Learning from the Process of Decision: The Parenting Plan
33 Pages Posted: 8 Sep 2010
Date Written: February 1, 2001
In the past twenty-five years, we have learned much about the legal system of decision concerning parental relationships with children. At the same time, behavioral scientists have learned much about the process of decision and about the problem of cooperation in particular.
Chapter 2 of the ALI Principles – the principles concerning the “Allocation of Custodial and Decisionmaking Responsibilities for Children” – is the result of careful examination of the custody laws of the states, past and present, as well as scholarly studies and proposals from the United States and abroad.
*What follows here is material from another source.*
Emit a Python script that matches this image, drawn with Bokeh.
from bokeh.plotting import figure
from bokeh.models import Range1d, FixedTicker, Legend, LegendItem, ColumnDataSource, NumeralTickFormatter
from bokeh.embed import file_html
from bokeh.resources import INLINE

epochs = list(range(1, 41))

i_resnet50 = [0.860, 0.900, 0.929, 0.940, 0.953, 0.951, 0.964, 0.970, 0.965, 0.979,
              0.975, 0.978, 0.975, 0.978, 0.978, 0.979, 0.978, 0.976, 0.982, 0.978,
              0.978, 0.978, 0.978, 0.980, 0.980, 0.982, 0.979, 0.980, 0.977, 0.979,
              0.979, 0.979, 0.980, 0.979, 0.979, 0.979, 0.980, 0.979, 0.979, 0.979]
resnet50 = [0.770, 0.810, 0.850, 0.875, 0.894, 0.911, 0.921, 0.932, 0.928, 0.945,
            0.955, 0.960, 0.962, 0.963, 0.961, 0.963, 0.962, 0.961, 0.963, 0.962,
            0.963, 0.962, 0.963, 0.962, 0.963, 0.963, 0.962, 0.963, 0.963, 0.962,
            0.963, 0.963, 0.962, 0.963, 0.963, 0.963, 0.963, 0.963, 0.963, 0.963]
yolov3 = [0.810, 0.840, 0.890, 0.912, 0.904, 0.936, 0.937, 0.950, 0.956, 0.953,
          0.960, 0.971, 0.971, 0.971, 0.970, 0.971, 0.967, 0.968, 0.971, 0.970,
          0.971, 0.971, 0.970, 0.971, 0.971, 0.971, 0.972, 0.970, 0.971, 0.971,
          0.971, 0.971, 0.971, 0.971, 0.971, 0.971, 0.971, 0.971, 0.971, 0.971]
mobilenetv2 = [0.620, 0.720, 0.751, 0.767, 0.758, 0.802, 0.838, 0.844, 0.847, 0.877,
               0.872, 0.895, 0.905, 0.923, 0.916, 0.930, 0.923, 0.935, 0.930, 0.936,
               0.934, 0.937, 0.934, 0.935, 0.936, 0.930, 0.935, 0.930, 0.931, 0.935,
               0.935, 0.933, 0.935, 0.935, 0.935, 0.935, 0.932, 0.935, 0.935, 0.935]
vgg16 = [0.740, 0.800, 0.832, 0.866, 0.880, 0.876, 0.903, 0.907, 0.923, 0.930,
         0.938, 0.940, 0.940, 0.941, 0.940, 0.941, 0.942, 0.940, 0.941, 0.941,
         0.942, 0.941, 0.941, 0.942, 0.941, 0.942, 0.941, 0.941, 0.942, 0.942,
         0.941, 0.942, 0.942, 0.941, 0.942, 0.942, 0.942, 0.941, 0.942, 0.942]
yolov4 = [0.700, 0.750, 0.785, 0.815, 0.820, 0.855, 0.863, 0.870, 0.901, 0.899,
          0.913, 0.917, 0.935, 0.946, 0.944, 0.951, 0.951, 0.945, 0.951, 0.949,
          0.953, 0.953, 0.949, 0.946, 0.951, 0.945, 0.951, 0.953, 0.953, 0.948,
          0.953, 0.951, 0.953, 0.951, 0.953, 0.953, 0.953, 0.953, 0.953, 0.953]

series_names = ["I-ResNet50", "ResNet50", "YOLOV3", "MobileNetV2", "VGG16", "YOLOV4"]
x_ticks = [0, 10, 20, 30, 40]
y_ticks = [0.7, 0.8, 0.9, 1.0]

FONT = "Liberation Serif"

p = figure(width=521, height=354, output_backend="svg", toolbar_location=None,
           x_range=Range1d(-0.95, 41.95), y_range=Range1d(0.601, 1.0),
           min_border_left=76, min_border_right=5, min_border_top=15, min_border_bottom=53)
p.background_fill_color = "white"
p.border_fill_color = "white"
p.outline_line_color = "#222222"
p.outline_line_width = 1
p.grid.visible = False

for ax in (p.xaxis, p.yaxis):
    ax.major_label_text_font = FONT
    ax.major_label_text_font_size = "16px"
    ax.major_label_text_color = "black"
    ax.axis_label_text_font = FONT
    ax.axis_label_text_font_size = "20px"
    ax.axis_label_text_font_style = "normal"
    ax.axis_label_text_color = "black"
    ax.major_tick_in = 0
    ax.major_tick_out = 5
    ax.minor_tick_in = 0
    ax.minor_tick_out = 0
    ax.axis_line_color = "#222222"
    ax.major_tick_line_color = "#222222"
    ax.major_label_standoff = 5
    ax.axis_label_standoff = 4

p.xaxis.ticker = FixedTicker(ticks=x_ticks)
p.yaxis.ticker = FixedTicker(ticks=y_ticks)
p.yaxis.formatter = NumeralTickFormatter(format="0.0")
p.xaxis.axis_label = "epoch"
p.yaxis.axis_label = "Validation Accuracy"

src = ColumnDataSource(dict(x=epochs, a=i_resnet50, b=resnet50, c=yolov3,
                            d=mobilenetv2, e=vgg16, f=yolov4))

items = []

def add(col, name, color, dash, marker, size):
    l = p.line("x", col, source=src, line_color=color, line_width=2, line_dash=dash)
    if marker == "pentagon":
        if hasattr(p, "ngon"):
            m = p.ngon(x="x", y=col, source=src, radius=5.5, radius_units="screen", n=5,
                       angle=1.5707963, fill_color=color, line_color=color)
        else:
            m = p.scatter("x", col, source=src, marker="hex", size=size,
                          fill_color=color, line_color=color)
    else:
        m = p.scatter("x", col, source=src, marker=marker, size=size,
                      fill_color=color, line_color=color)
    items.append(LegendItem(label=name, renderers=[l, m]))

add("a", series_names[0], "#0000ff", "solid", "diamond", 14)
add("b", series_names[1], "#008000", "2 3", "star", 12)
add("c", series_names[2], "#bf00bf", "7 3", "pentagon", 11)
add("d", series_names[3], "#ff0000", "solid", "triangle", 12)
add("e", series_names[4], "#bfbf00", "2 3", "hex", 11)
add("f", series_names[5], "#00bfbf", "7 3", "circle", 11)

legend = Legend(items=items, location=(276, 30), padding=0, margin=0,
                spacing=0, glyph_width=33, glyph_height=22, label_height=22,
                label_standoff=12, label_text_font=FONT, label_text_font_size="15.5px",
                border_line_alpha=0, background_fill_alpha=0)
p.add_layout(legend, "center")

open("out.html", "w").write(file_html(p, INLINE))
The Reporter has taken great care in setting objectives for the chapter, which are designed to avoid polarizing debate and yet promise to right some of the most ineffective or counterproductive aspects of child custody law. The objectives break down into three essential categories: (1) improving determinacy and predictability in the law of custodial and decisionmaking responsibility; (2) respecting and enhancing family autonomy by maximizing the effects of choices made by family members, not by the court or the state; and (3) codifying and institutionalizing fairness concerning race, ethnicity, sex, religion, sexual orientation, sexual conduct, economic circumstances, and functional relationships.
Chapter 2 of the ALI Principles of the Law of Family Dissolution, with its emphasis on the parenting plan, has moved boldly away from much of what is problematic or counterproductive to the process of decision in parenting. It embraces much of what we have learned (and are learning) works for families and children. And it has laid the groundwork for a move away from child custody adjudication – a process that has proven largely ineffective and unresponsive to the needs of “dissolving” families.
This article, written for and presented at the Symposium on the ALI Family Dissolution Principles, held at Brigham Young University’s J. Reuben Clark Law School on February 1, 2001, explores the concept of the parenting plan, as set forth in the ALI Principles, from the perspective of the study of decisionmaking strategies in the discipline of behavioral science. Taking the parenting plan as the negotiatory centerpiece in the evolution of child custody dispute resolution in the United States, the article considers it in the light of Game Theory – specifically the work of Professor Robert Axelrod about how, in situations where each individual has an incentive to be selfish, cooperation develops.